Provided data:

* Begin *

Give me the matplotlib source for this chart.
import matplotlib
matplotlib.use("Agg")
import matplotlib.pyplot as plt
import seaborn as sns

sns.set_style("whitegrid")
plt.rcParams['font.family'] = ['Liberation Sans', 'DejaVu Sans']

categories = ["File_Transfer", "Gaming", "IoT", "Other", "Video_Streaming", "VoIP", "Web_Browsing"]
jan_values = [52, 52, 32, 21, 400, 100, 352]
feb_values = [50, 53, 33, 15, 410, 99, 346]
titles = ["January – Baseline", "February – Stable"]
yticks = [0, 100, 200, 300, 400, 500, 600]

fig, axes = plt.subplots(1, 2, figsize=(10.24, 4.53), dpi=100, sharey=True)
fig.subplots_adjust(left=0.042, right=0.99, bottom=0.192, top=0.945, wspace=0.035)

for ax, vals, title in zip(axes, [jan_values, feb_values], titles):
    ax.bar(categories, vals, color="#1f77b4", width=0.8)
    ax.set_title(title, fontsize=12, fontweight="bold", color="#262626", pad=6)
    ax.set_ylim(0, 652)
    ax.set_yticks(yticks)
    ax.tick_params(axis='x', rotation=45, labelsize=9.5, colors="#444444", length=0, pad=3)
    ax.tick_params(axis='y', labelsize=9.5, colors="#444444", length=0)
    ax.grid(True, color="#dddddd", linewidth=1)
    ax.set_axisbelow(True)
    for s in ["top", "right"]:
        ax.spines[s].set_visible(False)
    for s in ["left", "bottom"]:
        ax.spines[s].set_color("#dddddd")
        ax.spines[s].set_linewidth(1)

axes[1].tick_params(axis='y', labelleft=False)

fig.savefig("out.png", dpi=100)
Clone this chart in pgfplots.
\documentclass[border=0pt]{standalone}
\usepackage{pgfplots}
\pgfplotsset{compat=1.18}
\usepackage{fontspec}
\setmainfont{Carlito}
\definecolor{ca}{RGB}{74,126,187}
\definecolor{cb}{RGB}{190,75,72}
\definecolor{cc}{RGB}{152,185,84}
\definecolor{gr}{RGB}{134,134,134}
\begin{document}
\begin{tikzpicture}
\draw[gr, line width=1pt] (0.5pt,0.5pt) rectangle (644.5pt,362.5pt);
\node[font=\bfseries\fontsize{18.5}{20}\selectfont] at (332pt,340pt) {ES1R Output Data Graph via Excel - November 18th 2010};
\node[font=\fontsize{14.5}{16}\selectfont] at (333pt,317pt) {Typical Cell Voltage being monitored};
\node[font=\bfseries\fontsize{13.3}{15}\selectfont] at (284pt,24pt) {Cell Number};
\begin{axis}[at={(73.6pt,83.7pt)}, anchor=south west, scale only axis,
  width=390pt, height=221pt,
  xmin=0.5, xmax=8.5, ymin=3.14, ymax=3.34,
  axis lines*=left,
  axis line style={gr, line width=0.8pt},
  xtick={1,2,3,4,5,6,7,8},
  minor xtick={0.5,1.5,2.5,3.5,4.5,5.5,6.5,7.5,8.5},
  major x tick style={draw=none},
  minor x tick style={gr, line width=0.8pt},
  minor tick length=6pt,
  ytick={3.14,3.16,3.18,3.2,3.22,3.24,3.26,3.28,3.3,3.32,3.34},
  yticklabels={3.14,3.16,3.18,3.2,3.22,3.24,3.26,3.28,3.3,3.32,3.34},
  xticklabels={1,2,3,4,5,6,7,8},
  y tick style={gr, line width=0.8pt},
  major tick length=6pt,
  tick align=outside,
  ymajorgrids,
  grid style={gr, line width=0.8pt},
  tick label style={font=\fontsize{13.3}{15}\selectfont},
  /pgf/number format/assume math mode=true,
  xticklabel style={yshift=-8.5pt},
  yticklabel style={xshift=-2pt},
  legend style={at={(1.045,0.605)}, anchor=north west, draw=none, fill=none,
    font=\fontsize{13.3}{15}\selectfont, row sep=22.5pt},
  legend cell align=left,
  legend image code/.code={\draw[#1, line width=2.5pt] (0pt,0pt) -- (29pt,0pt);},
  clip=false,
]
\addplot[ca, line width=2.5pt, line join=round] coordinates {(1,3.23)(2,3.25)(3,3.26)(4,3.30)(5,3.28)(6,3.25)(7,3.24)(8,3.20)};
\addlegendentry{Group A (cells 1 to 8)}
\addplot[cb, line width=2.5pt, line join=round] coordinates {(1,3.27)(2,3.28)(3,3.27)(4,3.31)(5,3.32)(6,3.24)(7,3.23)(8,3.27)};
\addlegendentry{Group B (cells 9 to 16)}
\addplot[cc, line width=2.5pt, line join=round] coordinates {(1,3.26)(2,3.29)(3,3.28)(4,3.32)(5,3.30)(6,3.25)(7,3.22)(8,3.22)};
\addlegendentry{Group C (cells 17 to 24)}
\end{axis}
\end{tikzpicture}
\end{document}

* End *
* Begin *

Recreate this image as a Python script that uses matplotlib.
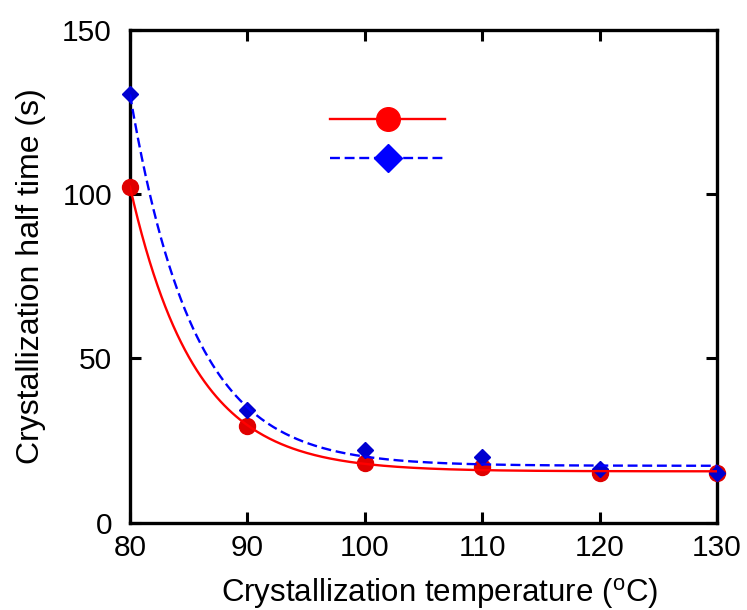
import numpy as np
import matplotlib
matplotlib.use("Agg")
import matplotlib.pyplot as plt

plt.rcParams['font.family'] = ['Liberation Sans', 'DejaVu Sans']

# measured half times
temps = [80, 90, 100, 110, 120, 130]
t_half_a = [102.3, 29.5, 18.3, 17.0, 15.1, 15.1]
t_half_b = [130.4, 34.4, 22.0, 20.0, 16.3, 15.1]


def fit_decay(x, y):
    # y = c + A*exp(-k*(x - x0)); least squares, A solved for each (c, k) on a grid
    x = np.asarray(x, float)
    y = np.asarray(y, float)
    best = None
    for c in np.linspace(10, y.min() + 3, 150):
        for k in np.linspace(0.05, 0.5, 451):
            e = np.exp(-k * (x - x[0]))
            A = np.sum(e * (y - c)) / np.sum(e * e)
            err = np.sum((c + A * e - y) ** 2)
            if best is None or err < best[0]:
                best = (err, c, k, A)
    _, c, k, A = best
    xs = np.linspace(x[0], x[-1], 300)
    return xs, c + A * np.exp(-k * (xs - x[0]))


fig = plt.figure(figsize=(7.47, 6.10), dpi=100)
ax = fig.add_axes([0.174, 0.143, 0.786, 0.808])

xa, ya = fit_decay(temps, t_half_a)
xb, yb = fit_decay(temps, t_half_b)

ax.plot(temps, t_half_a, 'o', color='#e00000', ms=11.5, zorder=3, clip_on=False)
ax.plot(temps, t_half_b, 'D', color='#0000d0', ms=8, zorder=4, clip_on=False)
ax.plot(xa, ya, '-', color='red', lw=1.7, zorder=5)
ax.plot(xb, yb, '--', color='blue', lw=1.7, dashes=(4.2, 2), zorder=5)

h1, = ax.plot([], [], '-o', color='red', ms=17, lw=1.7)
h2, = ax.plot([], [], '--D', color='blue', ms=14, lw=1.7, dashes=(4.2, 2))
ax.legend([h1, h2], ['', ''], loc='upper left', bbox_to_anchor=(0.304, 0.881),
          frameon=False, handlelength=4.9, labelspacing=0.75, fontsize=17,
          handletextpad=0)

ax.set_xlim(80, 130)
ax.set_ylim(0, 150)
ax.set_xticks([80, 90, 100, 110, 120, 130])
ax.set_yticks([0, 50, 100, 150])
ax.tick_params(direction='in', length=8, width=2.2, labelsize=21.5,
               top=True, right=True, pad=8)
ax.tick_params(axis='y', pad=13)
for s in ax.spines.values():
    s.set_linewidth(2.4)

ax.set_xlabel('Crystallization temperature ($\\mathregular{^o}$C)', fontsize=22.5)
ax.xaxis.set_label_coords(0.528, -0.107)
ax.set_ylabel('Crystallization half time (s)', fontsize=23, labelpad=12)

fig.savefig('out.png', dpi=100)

* End *
* Begin *

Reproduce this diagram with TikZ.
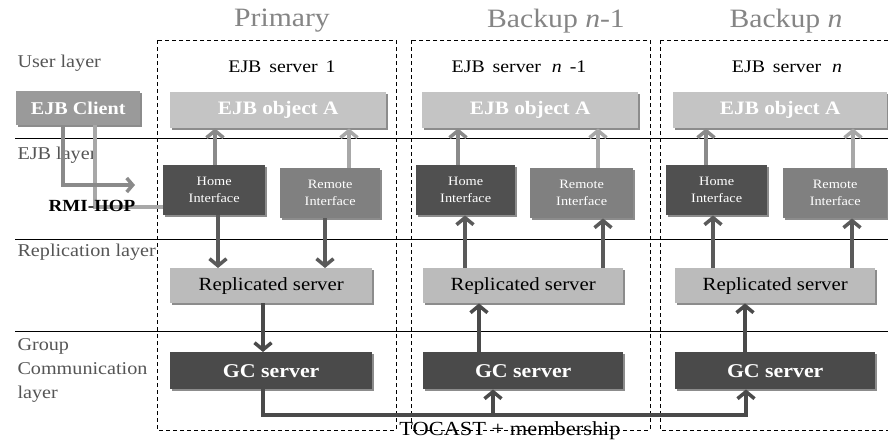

* End *

Filter the entries down to the lines containing "this". Copy each of those lines.

Task solution:
Give me the matplotlib source for this chart.
Clone this chart in pgfplots.
Recreate this image as a Python script that uses matplotlib.
Reproduce this diagram with TikZ.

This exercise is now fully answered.